Dia yang mempelajari studi pascakolonial mengatakan bahwa di dalam kolonialisme mengandung ambivalen dimana satu sisi mengeksploitasi sumber daya alam dan sumber daya manusia.

Di sisi lain pihak kolonialisme mengklaim mereka sedang membawa nilai moral baru, keadilan bagi pihak yang dijajahnya.

"Max Havelaar menggambarkan ambivalensi itu secara tampak. Di satu sisi novel itu menggambarkan bahwa para para pejabat kolonial dalam satu acara resmi bersumpah membela, menolong rakyat. Tetapi di sisi lain mereka mengeksploitasi rakyat," kata dia.

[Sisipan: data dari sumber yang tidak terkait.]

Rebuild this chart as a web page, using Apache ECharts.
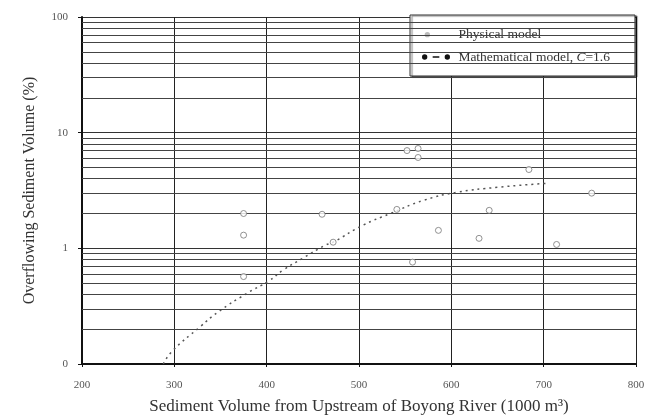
<!DOCTYPE html>
<html>
<head>
<meta charset="utf-8">
<script src="https://cdn.jsdelivr.net/npm/echarts@6/dist/echarts.min.js"></script>
<style>
  html, body { margin: 0; padding: 0; background: #fff; }
  #main { width: 659px; height: 420px; }
</style>
</head>
<body>
<div id="main"></div>
<script>
// physical model measurements (x: 1000 m3, y: %)
var physX = [375, 375, 375, 460, 472, 541, 552, 564, 564, 558, 586, 641, 630, 684, 714, 752];
var physY = [2.0, 1.3, 0.57, 1.97, 1.13, 2.17, 7.0, 7.3, 6.1, 0.76, 1.43, 2.13, 1.22, 4.8, 1.08, 3.0];

// mathematical model curve, C = 1.6
var mathX = [288, 298, 328, 347, 379, 402, 418, 439, 463, 472, 504, 534, 570, 606, 650, 704];
var mathY = [0.10, 0.13, 0.21, 0.28, 0.41, 0.52, 0.65, 0.82, 1.06, 1.13, 1.58, 2.0, 2.6, 3.05, 3.37, 3.65];

var xTicks = [200, 300, 400, 500, 600, 700, 800];
var yTickLabels = { 0.1: '0', 1: '1', 10: '10', 100: '100' };

// minor horizontal grid lines at 2..9 of each decade
var minorGrid = [];
[0.1, 1, 10].forEach(function (d) {
    for (var k = 2; k <= 9; k++) minorGrid.push(+(k * d).toFixed(4));
});

var serif = 'Liberation Serif';
var chart = echarts.init(document.getElementById('main'));

var option = {
    animation: false,
    grid: { left: 82, right: 23, top: 17, bottom: 56 },
    legend: {
        orient: 'vertical',
        left: 410,
        top: 15,
        padding: [12, 25, 12, 12],
        itemGap: 9,
        itemWidth: 28,
        itemHeight: 7,
        backgroundColor: '#fff',
        borderColor: '#333',
        borderWidth: 1,
        shadowColor: 'rgba(0,0,0,0.5)',
        shadowOffsetX: 2,
        shadowOffsetY: 1,
        shadowBlur: 1,
        textStyle: {
            fontFamily: serif, fontSize: 13.5, color: '#333',
            rich: { i: { fontFamily: serif, fontSize: 13.5, fontStyle: 'italic', color: '#333' } }
        },
        formatter: function (name) {
            return name === 'Math' ? ' Mathematical model, {i|C}=1.6' : ' Physical model';
        },
        data: [
            { name: 'Physical', icon: 'path://M2,3a2,2 0 1,0 4,0a2,2 0 1,0 -4,0z M0,0L0,0.01 M21,0L21,0.01', itemStyle: { color: '#aaa', borderWidth: 0 } },
            { name: 'Math', icon: 'path://M0,3.5a2,2 0 1,0 4,0a2,2 0 1,0 -4,0z M8,3h5v1h-5z M17,3.5a2,2 0 1,0 4,0a2,2 0 1,0 -4,0z', itemStyle: { color: '#111' } }
        ]
    },
    xAxis: {
        type: 'value',
        min: 200,
        max: 800,
        interval: 100,
        name: 'Sediment Volume from Upstream of Boyong River (1000 m³)',
        nameLocation: 'middle',
        nameGap: 34,
        nameTextStyle: { fontFamily: serif, fontSize: 17, color: '#333' },
        axisLine: { lineStyle: { color: '#111', width: 2 } },
        axisTick: { show: true, length: 3, lineStyle: { color: '#111' } },
        axisLabel: {
            margin: 16, fontFamily: serif, fontSize: 11, color: '#555',
            formatter: function (v) { return xTicks.indexOf(v) >= 0 ? String(v) : ''; }
        },
        splitLine: { show: true, lineStyle: { color: '#222', width: 1 } }
    },
    yAxis: {
        type: 'log',
        logBase: 10,
        min: 0.1,
        max: 100,
        name: 'Overflowing Sediment Volume (%)',
        nameLocation: 'middle',
        nameGap: 44,
        nameTextStyle: { fontFamily: serif, fontSize: 16, color: '#333' },
        axisLine: { show: true, lineStyle: { color: '#111', width: 2 } },
        axisTick: { show: true, length: 4, lineStyle: { color: '#111' } },
        axisLabel: {
            margin: 14, fontFamily: serif, fontSize: 11, color: '#555',
            formatter: function (v) {
                var k = +v.toPrecision(3);
                return yTickLabels[k] !== undefined ? yTickLabels[k] : '';
            }
        },
        splitLine: { show: true, lineStyle: { color: '#333', width: 1.2 } }
    },
    series: [
        {
            name: 'Grid',
            type: 'line',
            data: [],
            silent: true,
            markLine: {
                silent: true,
                symbol: 'none',
                label: { show: false },
                lineStyle: { color: '#444', width: 1.2, type: 'solid' },
                data: minorGrid.map(function (v) { return { yAxis: v }; })
            }
        },
        {
            name: 'Physical',
            type: 'scatter',
            symbol: 'circle',
            symbolSize: 6,
            itemStyle: { color: '#fff', borderColor: '#777', borderWidth: 1 },
            data: physX.map(function (x, i) { return [x, physY[i]]; }),
            z: 5
        },
        {
            name: 'Math',
            type: 'line',
            smooth: true,
            showSymbol: false,
            lineStyle: { color: '#555', width: 1.5, type: [2, 4] },
            itemStyle: { color: '#111' },
            data: mathX.map(function (x, i) { return [x, mathY[i]]; }),
            z: 4
        }
    ]
};

chart.setOption(option);
</script>
</body>
</html>
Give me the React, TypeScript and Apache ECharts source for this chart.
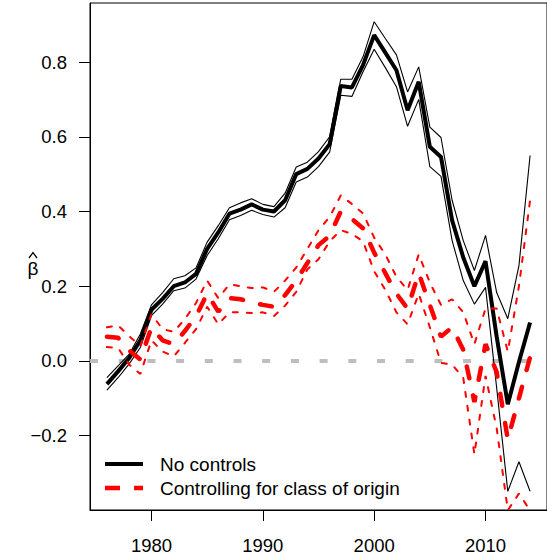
import React, { useEffect, useRef } from "react";
import * as echarts from "echarts";

const years = [
  1976, 1977, 1978, 1979, 1980, 1981, 1982, 1983, 1984, 1985, 1986, 1987, 1988,
  1989, 1990, 1991, 1992, 1993, 1994, 1995, 1996, 1997, 1998, 1999, 2000, 2001,
  2002, 2003, 2004, 2005, 2006, 2007, 2008, 2009, 2010, 2011, 2012, 2013, 2014,
];

const noControls = [
  -0.062, -0.028, 0.008, 0.055, 0.137, 0.166, 0.2, 0.21, 0.233, 0.3, 0.344, 0.394, 0.405,
  0.419, 0.405, 0.4, 0.43, 0.5, 0.514, 0.542, 0.58, 0.736, 0.732, 0.792, 0.872, 0.825,
  0.778, 0.671, 0.747, 0.573, 0.546, 0.376, 0.277, 0.2, 0.267, 0.065, -0.116, -0.003, 0.103,
];
const noControlsUpper = [
  -0.045, -0.013, 0.018, 0.072, 0.15, 0.183, 0.22, 0.228, 0.249, 0.318, 0.362, 0.41, 0.423,
  0.434, 0.419, 0.413, 0.449, 0.519, 0.532, 0.56, 0.6, 0.754, 0.754, 0.814, 0.908, 0.863,
  0.819, 0.72, 0.787, 0.626, 0.598, 0.43, 0.322, 0.242, 0.336, 0.183, 0.113, 0.255, 0.55,
];
const noControlsLower = [
  -0.078, -0.045, -0.008, 0.036, 0.121, 0.152, 0.188, 0.195, 0.219, 0.282, 0.327, 0.378, 0.389,
  0.403, 0.392, 0.385, 0.41, 0.479, 0.492, 0.52, 0.559, 0.711, 0.708, 0.774, 0.834, 0.785,
  0.734, 0.628, 0.7, 0.52, 0.494, 0.322, 0.215, 0.152, 0.197, -0.072, -0.349, -0.27, -0.349,
];

const classOrigin = [
  0.065, 0.062, 0.028, 0.004, 0.09, 0.055, 0.045, 0.08, 0.12, 0.18, 0.132, 0.168, 0.165,
  0.157, 0.15, 0.145, 0.176, 0.215, 0.262, 0.31, 0.335, 0.4, 0.38, 0.355, 0.29, 0.235,
  0.18, 0.14, 0.235, 0.15, 0.065, 0.09, 0.03, -0.11, 0.045, -0.03, -0.21, -0.1, 0.01,
];
const classOriginUpper = [
  0.09, 0.095, 0.066, 0.04, 0.125, 0.085, 0.078, 0.112, 0.155, 0.215, 0.168, 0.205, 0.2,
  0.195, 0.197, 0.185, 0.215, 0.25, 0.3, 0.35, 0.385, 0.443, 0.42, 0.395, 0.33, 0.285,
  0.225, 0.19, 0.285, 0.21, 0.15, 0.165, 0.13, 0.045, 0.14, 0.14, 0.025, 0.2, 0.43,
];
const classOriginLower = [
  0.037, 0.035, -0.01, -0.035, 0.055, 0.025, 0.012, 0.048, 0.085, 0.145, 0.098, 0.13, 0.13,
  0.128, 0.13, 0.12, 0.148, 0.185, 0.245, 0.272, 0.32, 0.35, 0.34, 0.32, 0.24, 0.19,
  0.13, 0.098, 0.18, 0.09, -0.005, -0.01, -0.045, -0.25, -0.04, -0.18, -0.4, -0.355, -0.4,
];

const xTicks = [1980, 1990, 2000, 2010];
const yTicks = [-0.2, 0, 0.2, 0.4, 0.6, 0.8];
const seriesNames = ["No controls", "Controlling for class of origin"];
const yName = "\u03b2";

const FONT = "'Liberation Sans', Arial, Helvetica, sans-serif";

const pairs = (vals: number[]) => years.map((y, i) => [y, vals[i]]);

export default function App() {
  const ref = useRef<HTMLDivElement>(null);
  useEffect(() => {
    document.body.style.margin = "0";
    if (!ref.current) return;
    const chart = echarts.init(ref.current, undefined, { renderer: "svg" });
    const thinBlack = { color: "#000", width: 1.1 };
    const thinRed = { color: "#ff0000", width: 2, type: [5, 9], cap: "round" as const };
    const base = { type: "line" as const, symbol: "none", showSymbol: false, silent: true, clip: true };
    chart.setOption({
      animation: false,
      backgroundColor: "#fff",
      grid: {
        left: 90,
        right: -4,
        top: 3,
        bottom: 46,
        show: true,
        borderColor: "#000",
        borderWidth: 1,
        backgroundColor: "transparent",
      },
      xAxis: {
        type: "value",
        min: 1974.48,
        max: 2015.52,
        axisLine: { show: true, onZero: false, lineStyle: { color: "#000", width: 1 } },
        axisTick: { show: true, length: 11, customValues: xTicks, lineStyle: { color: "#000" } },
        axisLabel: {
          customValues: xTicks,
          margin: 26,
          fontSize: 18.5,
          color: "#000",
          fontFamily: FONT,
          formatter: (v: number) => String(Math.round(v)),
        },
        splitLine: { show: false },
      },
      yAxis: {
        type: "value",
        min: -0.399,
        max: 0.958,
        axisLine: { show: true, onZero: false, lineStyle: { color: "#000", width: 1 } },
        axisTick: { show: true, length: 11, customValues: yTicks, lineStyle: { color: "#000" } },
        axisLabel: {
          customValues: yTicks,
          margin: 23,
          fontSize: 18.5,
          color: "#000",
          fontFamily: FONT,
          formatter: (v: number) => (v < -1e-9 ? "\u2212" + Math.abs(v).toFixed(1) : Math.abs(v).toFixed(1)),
        },
        splitLine: { show: false },
      },
      graphic: [
        {
          type: "text",
          x: 33,
          y: 268,
          style: { text: yName, fontSize: 19, fontFamily: FONT, fill: "#000", align: "center", verticalAlign: "middle" },
        },
        {
          type: "polyline",
          shape: { points: [[29, 258], [33, 252.5], [37, 258]] },
          style: { stroke: "#000", lineWidth: 1.3, fill: "none" },
        },
        {
          type: "line",
          shape: { x1: 105, y1: 464, x2: 143, y2: 464 },
          style: { stroke: "#000", lineWidth: 4 },
        },
        {
          type: "line",
          shape: { x1: 105, y1: 488, x2: 143, y2: 488 },
          style: { stroke: "#ff0000", lineWidth: 4.5, lineDash: [15, 14], lineCap: "butt" },
        },
        {
          type: "text",
          x: 160,
          y: 464,
          style: { text: seriesNames[0], fontSize: 19, fontFamily: FONT, fill: "#000", verticalAlign: "middle" },
        },
        {
          type: "text",
          x: 160,
          y: 488,
          style: { text: seriesNames[1], fontSize: 19, fontFamily: FONT, fill: "#000", verticalAlign: "middle" },
        },
      ],
      series: [
        {
          ...base,
          name: "zero",
          data: [[1974.48, 0], [2015.52, 0]],
          lineStyle: { color: "#bebebe", width: 4, type: [8, 20.7], cap: "butt" },
          z: 1,
        },
        { ...base, name: "noLo", data: pairs(noControlsLower), lineStyle: thinBlack, z: 2 },
        { ...base, name: "noHi", data: pairs(noControlsUpper), lineStyle: thinBlack, z: 2 },
        {
          ...base,
          name: seriesNames[0],
          data: pairs(noControls),
          lineStyle: { color: "#000", width: 4 },
          z: 3,
        },
        { ...base, name: "coLo", data: pairs(classOriginLower), lineStyle: thinRed, z: 4 },
        { ...base, name: "coHi", data: pairs(classOriginUpper), lineStyle: thinRed, z: 4 },
        {
          ...base,
          name: seriesNames[1],
          data: pairs(classOrigin),
          lineStyle: { color: "#ff0000", width: 4.5, type: [12, 17.5], cap: "round" },
          z: 5,
        },
      ],
    });
    return () => chart.dispose();
  }, []);
  return <div ref={ref} style={{ width: 547, height: 556 }} />;
}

Tidak hanya ada di dalam jalur cerita, kolonialisme yang ambivalen itu juga dituang dalam pertentangan maskulinitas antara dua tokoh yaitu Droogstoppel dan Max Havelaar.

Droogstoppel adalah orang yang memandang kesuksesan dari harta dan status. Dia juga mengkaitkan agama dengan kesuksesan seseorang, jika seorang semakin taat maka akan semakin sukses.

Sementara itu Max Havelaar adalah tokoh yang mengutamakan tanggung jawab, seorang menjadi terhormat dengan menolong orang lain.

Dia mengatakan Max Havelaar menghadirkan dua maskulinitas yang tidak tersatukan yaitu sang kapitalis sibuk memaksimalkan keuntungan yang tak akan bisa menjadi pembela rakyat, dan sang pejuang keadilan yang tak akan pernah menjadi kaya.

Bagi publik Indonesia, terdapat dua Douwes Dekker, yaitu Eduard Douwes Dekker yang residen bupati Lebak dan penulis, serta Ernest Francoise Eugene Douwes Dekker (8 Oktober 1879-28 Agustus 1950). Douwes Dekker yang terakhir merupakan cucu dari adik Douwes Dekker senior, Jan, dan kelak dia dikenal sebagai Danudirdja Setiabudi.

Ia penggagas nama "Nusantara" untuk seluruh wilayah bekas jajahan Belanda, Hindia-Belanda, dan bersama dr Tjipto Mangoenkoesoemo dan Soewardi Soeryaningrat (Ki Hadjar Dewantoro) merupakan Tiga Serangkai pendiri Indische Partij pada 1912, partai politik embrio gerakan politik kaum Bumiputera melawan penjajahan Belanda.